In January, the trio were spotted in Egypt attempting to stir up crowds on the streets with 1,400 other left-wing activists after the Egyptian government refused to allow Free Gaza Movement members to enter the Gaza Strip. About 100 marchers were eventually allowed to cross the border, where they were met by former Hamas prime minister Ismail Haniyeh.
BigGovernment quotes author Philip Weiss, who wrote that he witnessed Ayers and Dohrn arguing with fellow activists over whether to accept Egypt’s offer to allow a small number of them into Gaza:
“Dohrn said that the principle of ‘All or none’ was a miserable one for activist politics. You always took what you could get and kept fighting for more. A European man in a red keffiyeh screamed at her that she was serving the fascisti. Her partner Bill Ayers gently confronted him and asked him why he was so out of control. Between getting on and off the bus, Dohrn, who wore a flower in her hair, said that she didn’t like the absolutist certainty of the people on the other side of the police barricades, and having been in the Weather Underground, she knew something about absolutist feeling.”
As political theater, an argument between the aging flower child/domestic terrorist and a fellow traveler over who knew more about “absolutist feelings” would be hard to top.
This wasn’t the first time that the Free Gaza Movement, whose board of directors include well-known leftists Noam Chomsky and Naomi Klein, sent vessels to Gaza to deliberately provoke a reaction from Israel.
“On August 23, 2008, two FG boats – one of them a 66-foot yacht named The Dignity – sailed from Cyprus to Gaza, where they docked and symbolically ‘broke’ the Israeli ‘siege’ when their passengers disembarked. The Israeli navy, seeking not to ignite international disapproval by intercepting the boats, made no attempt to stop them. The passengers, who were greeted by crowds of thousands in Gaza, claimed to be the first people to freely enter Gaza in 41 years,” according to David Horowitz.

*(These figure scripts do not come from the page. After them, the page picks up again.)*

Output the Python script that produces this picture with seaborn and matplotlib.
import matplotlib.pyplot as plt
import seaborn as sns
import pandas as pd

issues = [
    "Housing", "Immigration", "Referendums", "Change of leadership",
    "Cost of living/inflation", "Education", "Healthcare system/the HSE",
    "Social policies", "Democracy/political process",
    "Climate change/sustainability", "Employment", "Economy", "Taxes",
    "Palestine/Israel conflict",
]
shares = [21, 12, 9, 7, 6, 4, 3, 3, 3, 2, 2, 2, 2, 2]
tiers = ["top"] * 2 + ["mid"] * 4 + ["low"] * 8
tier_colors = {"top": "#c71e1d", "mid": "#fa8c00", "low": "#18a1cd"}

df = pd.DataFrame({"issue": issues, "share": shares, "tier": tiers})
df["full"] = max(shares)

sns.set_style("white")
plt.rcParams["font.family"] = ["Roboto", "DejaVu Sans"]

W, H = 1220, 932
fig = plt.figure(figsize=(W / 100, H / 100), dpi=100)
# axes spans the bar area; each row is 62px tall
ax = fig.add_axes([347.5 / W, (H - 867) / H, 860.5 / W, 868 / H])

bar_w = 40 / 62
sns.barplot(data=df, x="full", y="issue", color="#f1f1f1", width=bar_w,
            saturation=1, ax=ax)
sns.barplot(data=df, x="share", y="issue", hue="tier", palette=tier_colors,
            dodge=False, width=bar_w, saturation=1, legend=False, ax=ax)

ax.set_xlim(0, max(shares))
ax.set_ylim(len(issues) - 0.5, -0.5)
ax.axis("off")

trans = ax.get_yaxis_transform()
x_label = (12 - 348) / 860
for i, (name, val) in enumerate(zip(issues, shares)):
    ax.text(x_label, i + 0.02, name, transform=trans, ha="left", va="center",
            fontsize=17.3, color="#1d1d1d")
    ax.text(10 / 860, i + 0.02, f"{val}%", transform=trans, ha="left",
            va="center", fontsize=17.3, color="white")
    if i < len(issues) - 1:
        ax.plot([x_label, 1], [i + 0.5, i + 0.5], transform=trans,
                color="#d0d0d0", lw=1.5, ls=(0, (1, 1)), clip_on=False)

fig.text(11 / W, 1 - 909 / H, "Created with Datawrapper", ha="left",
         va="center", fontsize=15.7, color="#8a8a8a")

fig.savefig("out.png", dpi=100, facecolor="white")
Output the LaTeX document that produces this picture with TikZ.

“Two months later The Dignity made its second trip from Cyprus to Gaza, this time carrying 26 FG activists and some medical supplies. The yacht arrived at a Gaza port on October 29, 2008 – again with no resistance from the Israeli navy… FG made another voyage to Gaza in November 2008, when its members accused Israel of conducting ‘chemical warfare on Palestinian fishermen.’”
“On December 29, 2008, The Dignity, bound for Gaza, was loaded with 3.5 tons of Cypriot-donated medical supplies and 16 radical activists, including former Green Party presidential candidate Cynthia McKinney. At the time, a major Israeli military offensive was taking place in Gaza, in retaliation for Hamas’ relentless rocket attacks against southern Israeli cities….Because of the tense situation, on this occasion the Israelis diverted The Dignity before it could arrive in Gaza.”
And if there’s any doubt that this was a political set-up instead of a humanitarian mission, the fact that Venezuelan President Hugo Chavez promised to join a future convoy should dispel any doubts.